Una obra de arte, en mi opinión, sea cual fuere el soporte de la misma, nace de su creador-a, el cual o la cual la fertiliza por medio del oficio, la técnica y el esfuerzo. El fin último de dicho empeño debiera sustentarse en provocar belleza en los sentidos de quien la ingiere, avivar éstos, conducirles a un estado de gracia que les induce a emerger, con soberanía orgánica, por encima de los muros anodinos de la inercia.

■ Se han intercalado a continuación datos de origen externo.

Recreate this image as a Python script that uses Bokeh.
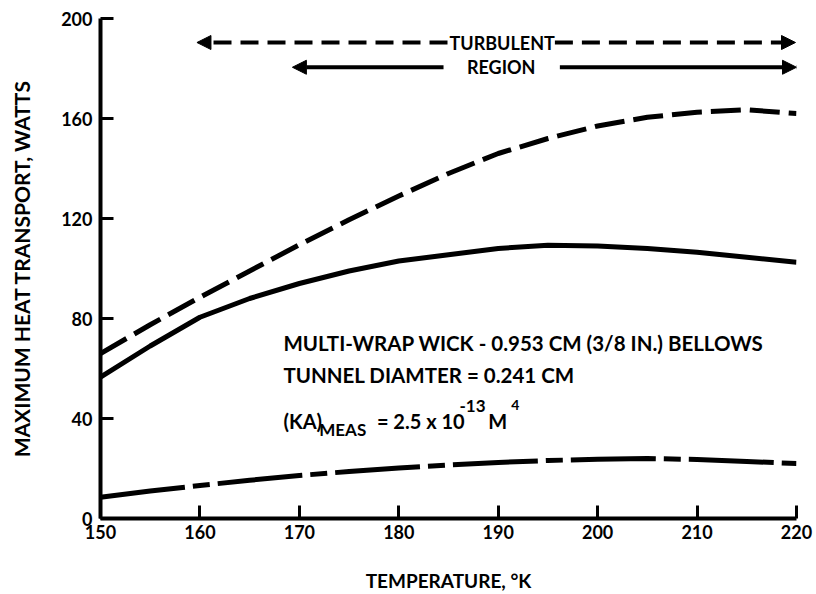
from bokeh.plotting import figure
from bokeh.models import Range1d, Label, Arrow, NormalHead, FixedTicker
from bokeh.core.properties import value
from bokeh.embed import file_html
from bokeh.resources import INLINE

# ---- data ----
temperature_k = [150, 155, 160, 165, 170, 175, 180, 185, 190, 195, 200, 205, 210, 215, 220]
upper_dashed_w = [66, 77.5, 88.5, 99, 109.5, 119.5, 129, 138, 146, 152, 157, 160.5, 162.5, 163.5, 162]
middle_solid_w = [56.5, 69, 80.5, 88, 94, 99, 103, 105.5, 108, 109.3, 109, 108, 106.5, 104.5, 102.5]
lower_dashed_w = [8.5, 11, 13.2, 15.3, 17.2, 18.8, 20.2, 21.4, 22.4, 23.2, 23.7, 24, 23.6, 22.8, 22]

x_ticks = [150, 160, 170, 180, 190, 200, 210, 220]
y_ticks = [0, 40, 80, 120, 160, 200]

turbulent_start_k = 159.7
region_start_k = 169.3
region_end_k = 220

FONT = "Lato"

p = figure(width=816, height=594, output_backend="svg", toolbar_location=None,
           x_range=Range1d(150, 220), y_range=Range1d(0, 200),
           min_border_left=100, min_border_right=20, min_border_top=18, min_border_bottom=74)
p.outline_line_color = None
p.grid.visible = False
p.background_fill_color = "white"
p.border_fill_color = "white"

for ax in (p.xaxis[0], p.yaxis[0]):
    ax.axis_line_width = 4
    ax.axis_line_color = "black"
    ax.major_tick_in = 13
    ax.major_tick_out = 0
    ax.major_tick_line_width = 3
    ax.minor_tick_line_color = None
    ax.major_label_text_font = FONT
    ax.major_label_text_font_style = "bold"
    ax.major_label_text_font_size = "18px"
    ax.major_label_text_color = "black"
    ax.axis_label_text_font = FONT
    ax.axis_label_text_font_style = "bold"
    ax.axis_label_text_color = "black"

p.xaxis.ticker = FixedTicker(ticks=x_ticks)
p.yaxis.ticker = FixedTicker(ticks=y_ticks)
p.xaxis.major_label_standoff = 6
p.yaxis.major_label_standoff = 8
p.xaxis.axis_label = "TEMPERATURE, °K"
p.yaxis.axis_label = "MAXIMUM HEAT TRANSPORT, WATTS"
p.xaxis.axis_label_text_font_size = "19px"
p.yaxis.axis_label_text_font_size = "21px"
p.xaxis.axis_label_standoff = 27
p.yaxis.axis_label_standoff = 24

# curves
p.line(temperature_k, upper_dashed_w, line_color="black", line_width=5, line_dash="30 9")
p.line(temperature_k, middle_solid_w, line_color="black", line_width=5)
p.line(temperature_k, lower_dashed_w, line_color="black", line_width=5, line_dash="85 8 17 8")

# turbulent region arrows
y_turb = 190.4
y_reg = 180.5
head = dict(size=14, fill_color="black", line_color="black")
p.add_layout(Arrow(x_start=184.9, y_start=y_turb, x_end=turbulent_start_k, y_end=y_turb,
                   line_width=4, line_dash="18 9", end=NormalHead(**head)))
p.add_layout(Arrow(x_start=195.7, y_start=y_turb, x_end=region_end_k - 0.1, y_end=y_turb,
                   line_width=4, line_dash="18 9", end=NormalHead(**head)))
p.add_layout(Arrow(x_start=184.5, y_start=y_reg, x_end=region_start_k, y_end=y_reg,
                   line_width=4, end=NormalHead(**head)))
p.add_layout(Arrow(x_start=196.2, y_start=y_reg, x_end=region_end_k, y_end=y_reg,
                   line_width=4, end=NormalHead(**head)))

def lab(x, y, text, size="20px", align="left"):
    p.add_layout(Label(x=x, y=y, text=text, text_font=FONT, text_font_style="bold",
                       text_font_size=size, text_color="black", text_align=align,
                       text_baseline="middle"))

lab(190.4, y_turb, "TURBULENT", size="18px", align="center")
lab(190.3, y_reg, "REGION", size="18px", align="center")

lab(168.4, 70.1, "MULTI-WRAP WICK - 0.953 CM (3/8 IN.) BELLOWS", size="20.5px")
lab(168.4, 57.4, "TUNNEL DIAMTER = 0.241 CM", size="20.5px")
lab(168.4, 39.0, "(KA)")
lab(172.0, 35.6, "MEAS", size="17px")
lab(177.8, 39.0, "= 2.5 x 10")
lab(186.1, 45.0, "-13", size="17px")
lab(189.0, 39.0, "M")
lab(191.3, 45.5, "4", size="14px")

open("out.html", "w").write(file_html(p, INLINE))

Por otra parte, toda obra de arte es un jardín que debes perfumar con tu propia presencia activa: el autor únicamente aporta el pretexto, la idea formal, cargada de espíritu, «el suyo», llámese poema, pintura, escultura, arquitectura, música, fotografía, teatro, narrativa, etc. Dicho vergel acabaría sus horas crustáceas, permitidme la expresión de textura visual, en el espejo estéril de los charcos, como buen narciso, una vez que los rayos poderosísimos del astro sol lo sequen, diluyéndose bajo el país irregresable de la nada. Así que la auténtica función de los individuos que paladean la mencionada «ambrosía humana», que como un bien impagable les alcanza, consistiría en ir regando con su propia agua intelectual emocional y luminosa la consiguiente propuesta materializada por el «perito en arte» en cuestión..
El objeto «estético» mancillado de vida fallece de sed e inanición si el espectador no lo vivifica, acunándole y, cómo no, mostrándole la mecánica de andar, casi biofísica, por el ancho mundo- reincorporándole de sus tropezones si los hubiere, que inevitablemente los habrá-, pero, a la sazón, confiriéndole la absoluta autonomía que cualquier ente que existe requiere.
Una obra de arte, para quien esto suscribe, en sí misma, no es nada sin el imprescindible y necesario diálogo mantenido con otro supuesto interlocutor, que contribuye con su inimitable idioma inherente- «la patria del hombre«, en «términos verbales» tipificado en palabras de Unamuno- a indultarlo del mundanal destierro, confiriéndole su particular voz inigualable y adhiriéndole como alma de su alma, carne de su carne.
Sin embargo, la belleza es el envoltorio sutil de una flor que, implacablemente, contiene y escuda el aroma esencial de la ética y la moral, <condiciones a priori> que «kantianamente» las especifican y definen.